Run `ldd /bin/grep` and you'll get:
        libpcre.so.0 => /usr/lib/libpcre.so.0 (0x4002d000)
        libc.so.6 => /lib/libc.so.6 (0x40037000)
        /lib/ld-linux.so.2 => /lib/ld-linux.so.2 (0x40000000)

Everything looks ok? Well, IMO since grep is in /bin is should not depend on
anything in /usr . I keep /usr as a different mount point than my root
filesystem and if my machine were to have problems where I couldn't mount /usr
but could mount the root I would not be able to use the grep command during
recovery.

How would I solve this? 

I think anything in /bin should be statically compiled to improve the
probability of recovery when all goes to hell but that is a policy issue for
people more involved with Gentoo.

You could have two grep packages, grep and sgrep, kinda like there are two
python packages. sgrep would be staticly compiled and merge into /bin and grep
would be normally compiled and merge into /usr/bin . If you did this you would
probably want to make it so /usr/bin was before /bin in the user's $PATH .

Maybe just staticly compile the grep package but then you lose the advantage of
libs.

Or move /usr/lib/libpcre.so.0 to /lib/libpcre.so.0 but I don't like this idea.

------- Comment #1 From Matthew Kennedy (RETIRED) 2002-04-11 12:36:57 0000 -------
I can confirm this.
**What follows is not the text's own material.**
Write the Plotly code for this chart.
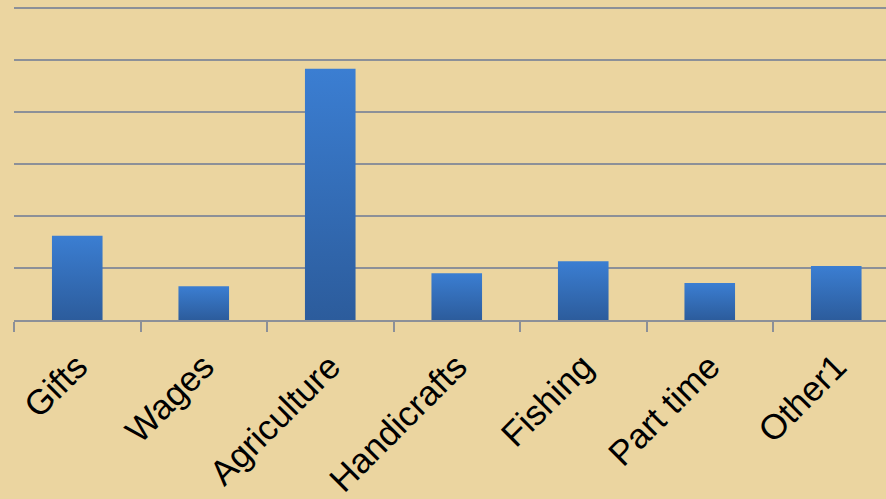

When I shutdown my machine, the last thing before system
halt is a message about /usr/lib/libpcre.so.X missing. My /usr and / are on
different volumes. A quick ldd /bin/* shows that only grep is the looking for
something in /usr/lib.

There are a couple of solutions:

   1.  move libpcre into /lib
   2.  build /bin/grep without libprce
   3.  link libprce statically.

Some research shows that other distros (eg. redhat and debian) are not doing 1
or 3. option 2 is the best because we get a vanilla /bin/grep with no libpcre
but if the user wants a libpcre-grep, then dev-libs/libprce provides just that:
/usr/bin/pcregrep.

------- Comment #2 From Seemant Kulleen (RETIRED) 2002-04-11 21:27:03 0000 -------
OK, I think your solution #2 is best.  Here's what I would recommend, but it
needs testing (especially in a bootstrap environment).  

in the DEPEND section: perl?( libpcre )

and then in src_compile():

   use perl || myconf="${myconf} --disable-perl-regexp"

That should compile without libpcre if you build it with -perl in USE :)


------- Comment #3 From Sandy McArthur 2002-04-12 11:34:28 0000 -------
I did a few test compiles and it seems there is no way to force a static
compile
of grep. The perl regexp feature was just added in the last release so not much
out there is going to need it. I think changing the start of src_compile to:

src_compile() {
    local myconf
    myconf="--disable-perl-regexp"
    [ -z "`use nls`" ] && myconf="--disable-nls"
...etc...

would be the best solution.

------- Comment #4 From Matthew Kennedy (RETIRED) 2002-04-12 19:15:00 0000 -------
Fixed in CVS but masked (sys-apps/grep-2.5-r1) until more people test it.